• [Aim of the task]
Write out the material again exactly, please, and omit the pictures.
━━━━━━━━━━━━━━━━━━━━
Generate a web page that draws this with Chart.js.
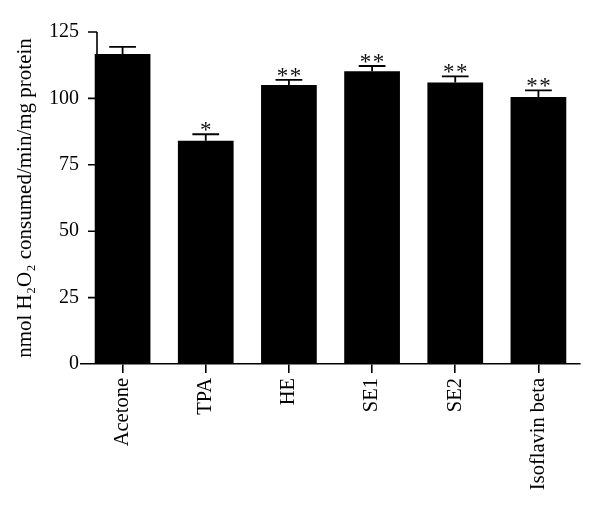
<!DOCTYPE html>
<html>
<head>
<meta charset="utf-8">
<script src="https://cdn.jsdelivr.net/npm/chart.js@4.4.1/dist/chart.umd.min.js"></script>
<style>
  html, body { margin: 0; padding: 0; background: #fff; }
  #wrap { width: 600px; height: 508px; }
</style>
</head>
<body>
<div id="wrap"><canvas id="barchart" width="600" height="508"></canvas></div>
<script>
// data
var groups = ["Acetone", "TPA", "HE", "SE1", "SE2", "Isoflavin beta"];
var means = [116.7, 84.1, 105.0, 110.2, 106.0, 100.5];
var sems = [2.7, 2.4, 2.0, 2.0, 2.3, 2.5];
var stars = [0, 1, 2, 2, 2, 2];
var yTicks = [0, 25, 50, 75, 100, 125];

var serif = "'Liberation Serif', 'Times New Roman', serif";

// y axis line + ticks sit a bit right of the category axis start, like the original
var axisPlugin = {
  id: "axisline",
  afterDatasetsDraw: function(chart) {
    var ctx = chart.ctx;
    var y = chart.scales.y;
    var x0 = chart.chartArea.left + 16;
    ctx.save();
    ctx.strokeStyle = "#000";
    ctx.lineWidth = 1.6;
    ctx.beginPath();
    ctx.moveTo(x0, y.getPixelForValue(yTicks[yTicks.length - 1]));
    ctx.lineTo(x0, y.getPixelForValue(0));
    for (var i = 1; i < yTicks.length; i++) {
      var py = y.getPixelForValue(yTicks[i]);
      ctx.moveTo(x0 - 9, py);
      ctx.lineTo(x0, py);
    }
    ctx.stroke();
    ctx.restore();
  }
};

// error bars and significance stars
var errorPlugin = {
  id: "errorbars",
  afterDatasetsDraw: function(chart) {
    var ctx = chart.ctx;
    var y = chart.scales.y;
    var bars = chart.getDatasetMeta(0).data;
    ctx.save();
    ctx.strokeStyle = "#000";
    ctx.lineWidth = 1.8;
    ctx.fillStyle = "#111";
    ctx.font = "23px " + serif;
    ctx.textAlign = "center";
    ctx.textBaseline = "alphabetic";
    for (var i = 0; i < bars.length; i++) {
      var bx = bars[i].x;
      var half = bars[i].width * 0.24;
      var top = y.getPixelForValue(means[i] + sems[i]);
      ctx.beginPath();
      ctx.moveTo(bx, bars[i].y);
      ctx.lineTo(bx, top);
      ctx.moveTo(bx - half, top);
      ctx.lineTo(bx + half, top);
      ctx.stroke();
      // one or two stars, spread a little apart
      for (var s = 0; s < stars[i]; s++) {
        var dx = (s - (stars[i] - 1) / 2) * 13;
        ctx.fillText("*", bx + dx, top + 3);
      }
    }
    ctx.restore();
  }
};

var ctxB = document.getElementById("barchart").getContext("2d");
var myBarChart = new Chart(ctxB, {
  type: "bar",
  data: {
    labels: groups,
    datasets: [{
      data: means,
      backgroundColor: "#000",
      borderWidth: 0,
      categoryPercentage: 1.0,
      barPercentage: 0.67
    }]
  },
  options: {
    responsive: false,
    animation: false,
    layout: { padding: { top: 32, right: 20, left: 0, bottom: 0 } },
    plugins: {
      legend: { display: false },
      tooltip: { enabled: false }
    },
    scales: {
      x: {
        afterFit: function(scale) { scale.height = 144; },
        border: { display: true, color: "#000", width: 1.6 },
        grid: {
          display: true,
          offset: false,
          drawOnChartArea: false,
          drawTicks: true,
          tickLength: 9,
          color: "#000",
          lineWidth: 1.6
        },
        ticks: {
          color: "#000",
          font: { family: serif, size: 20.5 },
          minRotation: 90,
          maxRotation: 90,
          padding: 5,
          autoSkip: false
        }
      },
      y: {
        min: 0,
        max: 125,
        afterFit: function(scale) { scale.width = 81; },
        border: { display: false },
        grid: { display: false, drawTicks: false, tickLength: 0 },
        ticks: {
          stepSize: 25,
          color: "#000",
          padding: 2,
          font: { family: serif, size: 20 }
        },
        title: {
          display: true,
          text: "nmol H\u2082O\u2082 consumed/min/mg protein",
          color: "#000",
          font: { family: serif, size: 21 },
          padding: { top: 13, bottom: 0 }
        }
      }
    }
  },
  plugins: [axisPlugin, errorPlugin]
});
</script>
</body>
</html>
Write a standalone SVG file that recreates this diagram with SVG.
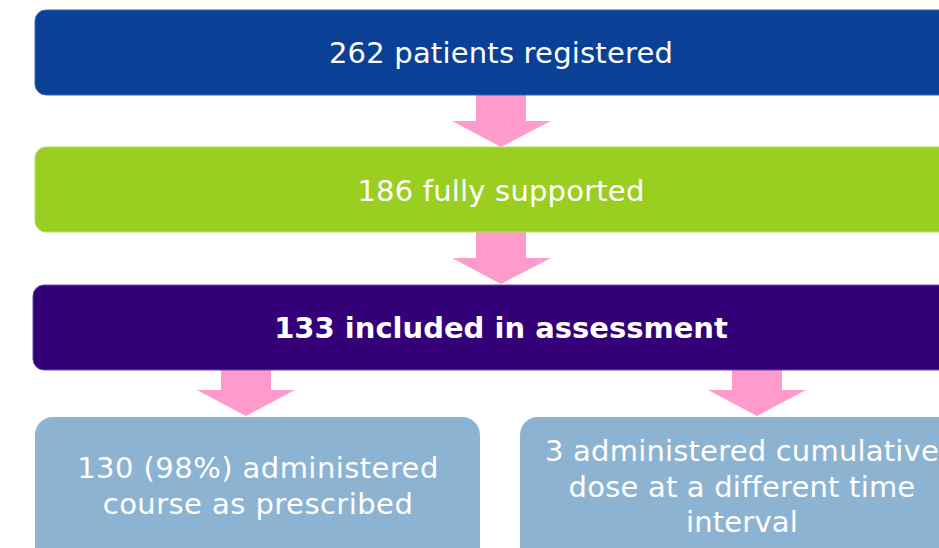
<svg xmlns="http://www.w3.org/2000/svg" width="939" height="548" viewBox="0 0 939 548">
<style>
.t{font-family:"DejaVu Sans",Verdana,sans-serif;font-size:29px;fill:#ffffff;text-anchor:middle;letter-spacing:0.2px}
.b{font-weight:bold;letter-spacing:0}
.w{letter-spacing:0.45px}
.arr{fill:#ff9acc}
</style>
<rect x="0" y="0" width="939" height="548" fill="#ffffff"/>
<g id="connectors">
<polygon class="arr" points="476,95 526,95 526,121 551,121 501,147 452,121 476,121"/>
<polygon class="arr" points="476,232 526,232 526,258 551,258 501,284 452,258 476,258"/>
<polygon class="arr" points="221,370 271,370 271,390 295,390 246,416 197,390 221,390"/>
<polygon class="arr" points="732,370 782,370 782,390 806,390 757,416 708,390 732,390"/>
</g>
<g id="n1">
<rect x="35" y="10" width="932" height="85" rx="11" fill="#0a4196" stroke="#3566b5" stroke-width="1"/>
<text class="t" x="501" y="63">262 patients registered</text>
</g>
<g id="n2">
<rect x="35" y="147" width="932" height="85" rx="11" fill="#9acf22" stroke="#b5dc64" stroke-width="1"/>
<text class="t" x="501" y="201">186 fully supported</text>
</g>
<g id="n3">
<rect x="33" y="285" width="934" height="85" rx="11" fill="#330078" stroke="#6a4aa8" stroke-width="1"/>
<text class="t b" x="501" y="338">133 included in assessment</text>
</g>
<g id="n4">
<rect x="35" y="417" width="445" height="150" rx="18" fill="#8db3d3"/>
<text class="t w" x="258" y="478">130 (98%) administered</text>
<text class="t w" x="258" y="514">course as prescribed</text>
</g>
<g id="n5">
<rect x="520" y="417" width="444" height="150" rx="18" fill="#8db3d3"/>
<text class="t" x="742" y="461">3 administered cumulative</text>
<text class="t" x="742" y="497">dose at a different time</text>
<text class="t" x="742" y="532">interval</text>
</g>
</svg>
━━━━━━━━━━━━━━━━━━━━
• [Result below]
Generate a web page that draws this with Chart.js.
<!DOCTYPE html>
<html>
<head>
<meta charset="utf-8">
<script src="https://cdn.jsdelivr.net/npm/chart.js@4.4.1/dist/chart.umd.min.js"></script>
<style>
  html, body { margin: 0; padding: 0; background: #fff; }
  #wrap { width: 600px; height: 508px; }
</style>
</head>
<body>
<div id="wrap"><canvas id="barchart" width="600" height="508"></canvas></div>
<script>
// data
var groups = ["Acetone", "TPA", "HE", "SE1", "SE2", "Isoflavin beta"];
var means = [116.7, 84.1, 105.0, 110.2, 106.0, 100.5];
var sems = [2.7, 2.4, 2.0, 2.0, 2.3, 2.5];
var stars = [0, 1, 2, 2, 2, 2];
var yTicks = [0, 25, 50, 75, 100, 125];

var serif = "'Liberation Serif', 'Times New Roman', serif";

// y axis line + ticks sit a bit right of the category axis start, like the original
var axisPlugin = {
  id: "axisline",
  afterDatasetsDraw: function(chart) {
    var ctx = chart.ctx;
    var y = chart.scales.y;
    var x0 = chart.chartArea.left + 16;
    ctx.save();
    ctx.strokeStyle = "#000";
    ctx.lineWidth = 1.6;
    ctx.beginPath();
    ctx.moveTo(x0, y.getPixelForValue(yTicks[yTicks.length - 1]));
    ctx.lineTo(x0, y.getPixelForValue(0));
    for (var i = 1; i < yTicks.length; i++) {
      var py = y.getPixelForValue(yTicks[i]);
      ctx.moveTo(x0 - 9, py);
      ctx.lineTo(x0, py);
    }
    ctx.stroke();
    ctx.restore();
  }
};

// error bars and significance stars
var errorPlugin = {
  id: "errorbars",
  afterDatasetsDraw: function(chart) {
    var ctx = chart.ctx;
    var y = chart.scales.y;
    var bars = chart.getDatasetMeta(0).data;
    ctx.save();
    ctx.strokeStyle = "#000";
    ctx.lineWidth = 1.8;
    ctx.fillStyle = "#111";
    ctx.font = "23px " + serif;
    ctx.textAlign = "center";
    ctx.textBaseline = "alphabetic";
    for (var i = 0; i < bars.length; i++) {
      var bx = bars[i].x;
      var half = bars[i].width * 0.24;
      var top = y.getPixelForValue(means[i] + sems[i]);
      ctx.beginPath();
      ctx.moveTo(bx, bars[i].y);
      ctx.lineTo(bx, top);
      ctx.moveTo(bx - half, top);
      ctx.lineTo(bx + half, top);
      ctx.stroke();
      // one or two stars, spread a little apart
      for (var s = 0; s < stars[i]; s++) {
        var dx = (s - (stars[i] - 1) / 2) * 13;
        ctx.fillText("*", bx + dx, top + 3);
      }
    }
    ctx.restore();
  }
};

var ctxB = document.getElementById("barchart").getContext("2d");
var myBarChart = new Chart(ctxB, {
  type: "bar",
  data: {
    labels: groups,
    datasets: [{
      data: means,
      backgroundColor: "#000",
      borderWidth: 0,
      categoryPercentage: 1.0,
      barPercentage: 0.67
    }]
  },
  options: {
    responsive: false,
    animation: false,
    layout: { padding: { top: 32, right: 20, left: 0, bottom: 0 } },
    plugins: {
      legend: { display: false },
      tooltip: { enabled: false }
    },
    scales: {
      x: {
        afterFit: function(scale) { scale.height = 144; },
        border: { display: true, color: "#000", width: 1.6 },
        grid: {
          display: true,
          offset: false,
          drawOnChartArea: false,
          drawTicks: true,
          tickLength: 9,
          color: "#000",
          lineWidth: 1.6
        },
        ticks: {
          color: "#000",
          font: { family: serif, size: 20.5 },
          minRotation: 90,
          maxRotation: 90,
          padding: 5,
          autoSkip: false
        }
      },
      y: {
        min: 0,
        max: 125,
        afterFit: function(scale) { scale.width = 81; },
        border: { display: false },
        grid: { display: false, drawTicks: false, tickLength: 0 },
        ticks: {
          stepSize: 25,
          color: "#000",
          padding: 2,
          font: { family: serif, size: 20 }
        },
        title: {
          display: true,
          text: "nmol H\u2082O\u2082 consumed/min/mg protein",
          color: "#000",
          font: { family: serif, size: 21 },
          padding: { top: 13, bottom: 0 }
        }
      }
    }
  },
  plugins: [axisPlugin, errorPlugin]
});
</script>
</body>
</html>
Write a standalone SVG file that recreates this diagram with SVG.
<svg xmlns="http://www.w3.org/2000/svg" width="939" height="548" viewBox="0 0 939 548">
<style>
.t{font-family:"DejaVu Sans",Verdana,sans-serif;font-size:29px;fill:#ffffff;text-anchor:middle;letter-spacing:0.2px}
.b{font-weight:bold;letter-spacing:0}
.w{letter-spacing:0.45px}
.arr{fill:#ff9acc}
</style>
<rect x="0" y="0" width="939" height="548" fill="#ffffff"/>
<g id="connectors">
<polygon class="arr" points="476,95 526,95 526,121 551,121 501,147 452,121 476,121"/>
<polygon class="arr" points="476,232 526,232 526,258 551,258 501,284 452,258 476,258"/>
<polygon class="arr" points="221,370 271,370 271,390 295,390 246,416 197,390 221,390"/>
<polygon class="arr" points="732,370 782,370 782,390 806,390 757,416 708,390 732,390"/>
</g>
<g id="n1">
<rect x="35" y="10" width="932" height="85" rx="11" fill="#0a4196" stroke="#3566b5" stroke-width="1"/>
<text class="t" x="501" y="63">262 patients registered</text>
</g>
<g id="n2">
<rect x="35" y="147" width="932" height="85" rx="11" fill="#9acf22" stroke="#b5dc64" stroke-width="1"/>
<text class="t" x="501" y="201">186 fully supported</text>
</g>
<g id="n3">
<rect x="33" y="285" width="934" height="85" rx="11" fill="#330078" stroke="#6a4aa8" stroke-width="1"/>
<text class="t b" x="501" y="338">133 included in assessment</text>
</g>
<g id="n4">
<rect x="35" y="417" width="445" height="150" rx="18" fill="#8db3d3"/>
<text class="t w" x="258" y="478">130 (98%) administered</text>
<text class="t w" x="258" y="514">course as prescribed</text>
</g>
<g id="n5">
<rect x="520" y="417" width="444" height="150" rx="18" fill="#8db3d3"/>
<text class="t" x="742" y="461">3 administered cumulative</text>
<text class="t" x="742" y="497">dose at a different time</text>
<text class="t" x="742" y="532">interval</text>
</g>
</svg>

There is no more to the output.